Últimos días de febrero y primeros de marzo de 2020. El mundo de ayer vivía sus estertores. Unos pocos lo anticipaban. Yo no.
Había vivido la epidemia de influenza de 2009 en desafiante ignorancia –nunca dejé de ir a trabajar, de asistir y convocar a juntas, de saludar de mano y de beso, y jamás usé un cubrebocas, que se me figuraba un artefacto absurdo–, tanto como para juzgar la restricción de actividades una extravagancia de las autoridades. Las pandemias me sonaban, como a la mayor parte de Occidente, a cosa superada y medievalosa.
Reviso la agenda. El 18 de febrero de 2020 volaba ida y vuelta a Guadalajara. (Último viaje.) El 19 celebraba tres reuniones de trabajo al hilo en mi casa. El 25 daba una conferencia en la claustrofóbica –y a la sazón repleta– Sala Adamo Boari de Bellas Artes. A partir de marzo las citas empiezan a escasear pero todavía hay cierta actividad presencial. El primer Zoom está registrado el 13, y el 17 la última junta en una oficina, en la que recuerdo el primer saludo de codo y los últimos besos en la mejilla. Ese mismo día fue mi última visita a un restaurante. A partir del 18 (salvo citas médicas, veterinarias o –¡ay!– funerarias), todo han sido Zooms.
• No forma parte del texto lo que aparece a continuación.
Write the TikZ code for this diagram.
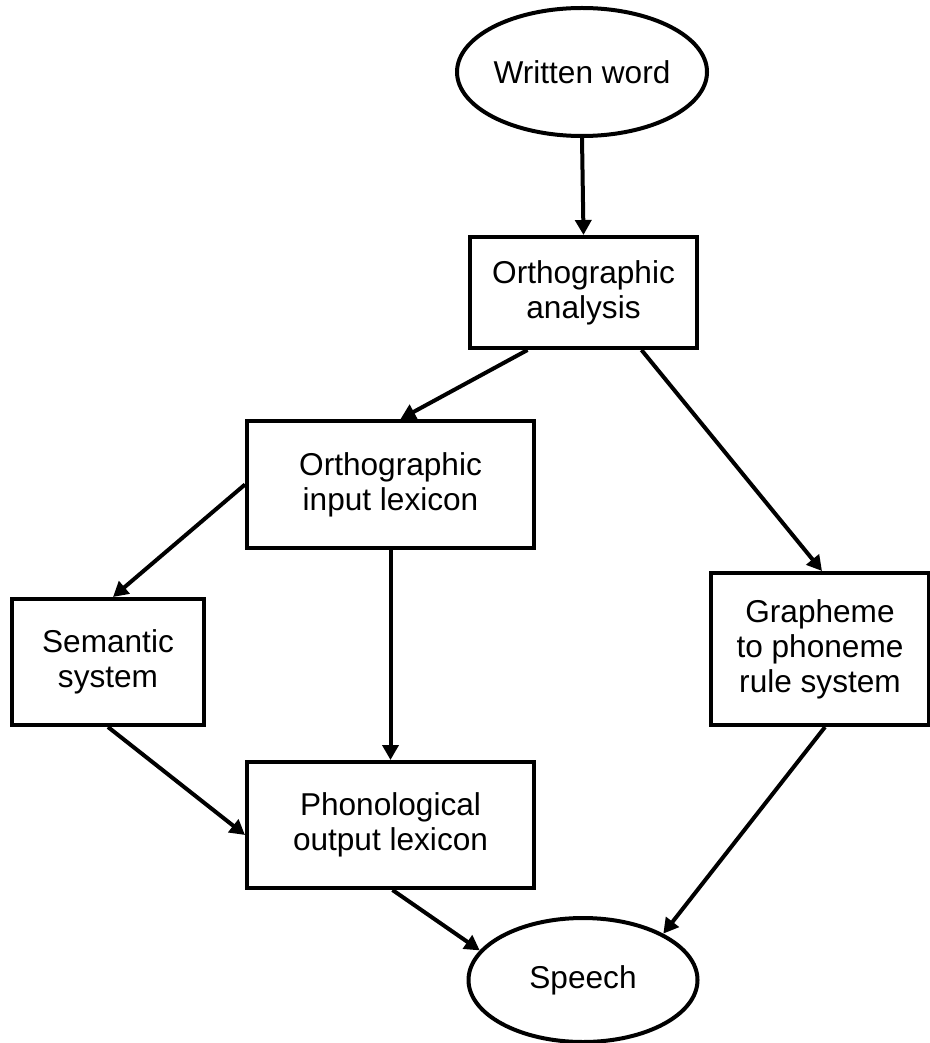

¿Qué pasó? Que leo tres periódicos mexicanos y tres extranjeros. Y que ello me ha llevado a la lectura de papers científicos y libros. Que hablo con gente, incluidos médicos, periodistas y administradores públicos. Que sé que ignoro muchas cosas pero creo en el conocimiento y en la evidencia. Y que, a partir de ello, alrededor del 18 de marzo de 2020 me quedó claro que algo andaba muy mal con el mundo: una pandemia, enfermedad espectacularmente contagiosa, con riesgo especialmente grande para el hipertenso que soy y la diabética que vive conmigo, y que nuestra mejor protección contra ella es el cubrebocas. Aprendimos la lección: nunca nos lo quitamos ya fuera de casa.
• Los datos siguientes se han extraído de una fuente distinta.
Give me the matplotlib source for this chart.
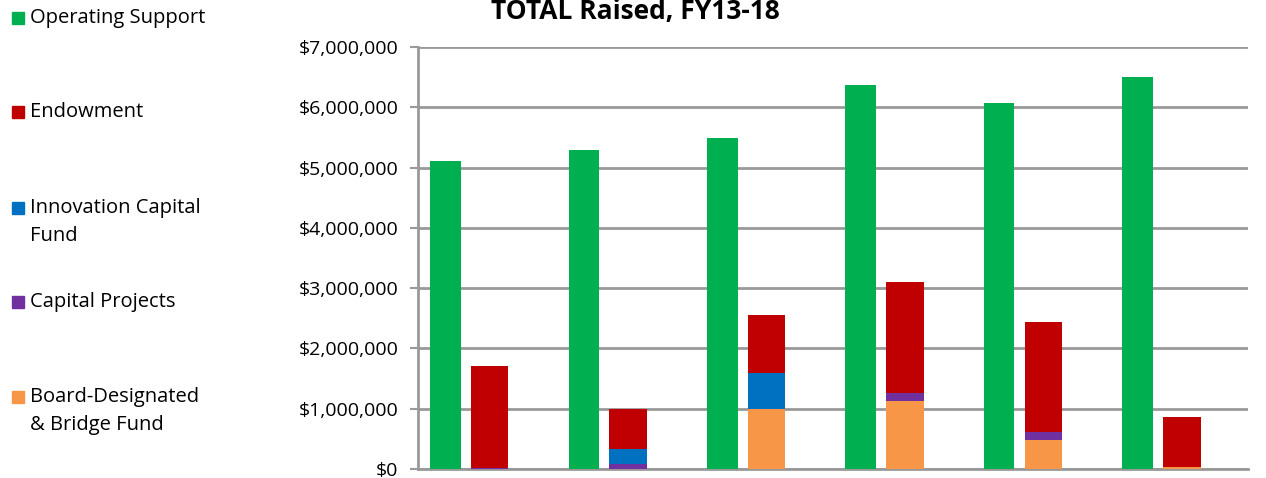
import matplotlib.pyplot as plt
import numpy as np
from matplotlib.patches import Rectangle
from matplotlib.ticker import FuncFormatter

plt.rcParams['font.family'] = ['Open Sans', 'DejaVu Sans']

years = ['FY13', 'FY14', 'FY15', 'FY16', 'FY17', 'FY18']
operating = [5.11e6, 5.29e6, 5.49e6, 6.37e6, 6.07e6, 6.50e6]
board_bridge = [0.0, 0.0, 0.99e6, 1.13e6, 0.48e6, 0.03e6]
capital_projects = [0.02e6, 0.09e6, 0.0, 0.13e6, 0.14e6, 0.0]
innovation = [0.0, 0.25e6, 0.60e6, 0.0, 0.0, 0.0]
endowment = [1.69e6, 0.66e6, 0.96e6, 1.84e6, 1.82e6, 0.83e6]

clr_operating = '#00B050'
clr_endowment = '#C00000'
clr_innovation = '#0070C0'
clr_capital = '#7030A0'
clr_board = '#F79646'

fig = plt.figure(figsize=(12.66, 4.78), dpi=100)
ax = fig.add_axes([0.330, 0.0188, 0.656, 0.883])

x = np.arange(len(years))
ax.bar(x - 0.30, operating, width=0.22, color=clr_operating, zorder=3)

# stacked bar: board-designated at the bottom, endowment on top
bottom = np.zeros(len(years))
for vals, clr in [(board_bridge, clr_board), (capital_projects, clr_capital),
                  (innovation, clr_innovation), (endowment, clr_endowment)]:
    ax.bar(x + 0.02, vals, width=0.27, bottom=bottom, color=clr, zorder=3)
    bottom += np.array(vals)

ax.set_xlim(-0.5, len(years) - 0.5)
ax.set_ylim(0, 7e6)
ax.set_yticks(np.arange(0, 7.5e6, 1e6))
ax.yaxis.set_major_formatter(FuncFormatter(lambda v, p: '${:,.0f}'.format(v)))
ax.set_xticks([])
ax.tick_params(axis='y', labelsize=14, length=6, width=1.5, color='#999999', pad=8)
ax.yaxis.grid(True, color='#999999', linewidth=2, zorder=0)
for s in ['top', 'right']:
    ax.spines[s].set_visible(False)
for s in ['left', 'bottom']:
    ax.spines[s].set_color('#999999')
    ax.spines[s].set_linewidth(2)

fig.text(0.502, 0.975, 'TOTAL Raised, FY13-18', ha='center', va='center',
         fontsize=19, fontweight='bold')

# legend on the left
legend_items = [
    ('Operating Support', clr_operating, 18),
    ('Endowment', clr_endowment, 112),
    ('Innovation Capital\nFund', clr_innovation, 208),
    ('Capital Projects', clr_capital, 302),
    ('Board-Designated\n& Bridge Fund', clr_board, 397),
]
H = 478
W = 1266
for label, clr, ypix in legend_items:
    fig.patches.append(Rectangle((12 / W, (H - ypix - 6) / H), 12 / W, 12 / H,
                                 color=clr, transform=fig.transFigure))
    for i, ln in enumerate(label.split('\n')):
        fig.text(30 / W, (H - ypix - 28 * i) / H, ln, ha='left', va='center', fontsize=14.5)

fig.savefig('out.png', dpi=100)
Rememoro esto hoy sólo a título de ejemplo. Mi tránsito por la pandemia comenzó con una gran ignorancia; hoy sé más y, por tanto, actúo en consecuencia, para mi protección y para la de los demás. No hay en ello postura política ni construcción de imagen personal. Hay respeto por la ciencia y por la convivencia, y sentido práctico. Nomás. Por fortuna, tal parece ser el caso de una mayoría, si no inmensa, sí significativa de los habitantes del planeta.
El presidente de México no pertenece a ella. Lo que explica en gran medida su reciente contagio, tras el cual le sobrevino una enfermedad al parecer difícil, tanto como para mantenerlo en gran medida alejado de sus funciones, y por completo al margen de los reflectores que le son tan caros. Donde el consenso científico global en torno al uso del cubrebocas, y el estatuto de México de tercer país más afectado por la pandemia, no habían bastado para convencerlo de rectificar su negativa a llevarlo –no digamos a recomendar su uso–, era de esperar que vivir los efectos de la enfermedad en carne propia operaran el cambio. No fue así. Lo que conduce a pensar –una perogrullada a estas alturas–que sus razones para evitarlo son políticas.
Nadie que haya leído lo escrito en este espacio, y en otros, ignorará que tengo una postura altamente crítica del proyecto político del presidente. Pese a ello, puedo comprender –aun sin justificar por un momento– que se empeñe en defender las energías fósiles, la centralización del poder en el Ejecutivo, el hostigamiento a la iniciativa privada o incluso la corrupción en el seno de su gobierno, ya sólo porque todas son consideraciones políticas tendientes a preservar su proyecto. Pero el uso del cubrebocas no. Lo usamos sus detractores pero también sus partidarios. Lo llevan muchos de los integrantes de su gabinete. Lo portan e incluso recomiendan sus aparentes herederos. Él no.
El rechazo de López Obrador a usar el cubrebocas es un síntoma. Apunta, por tanto, a un mal. Lo más preocupante es que seguimos –y acaso seguiremos– sin comprender cuál.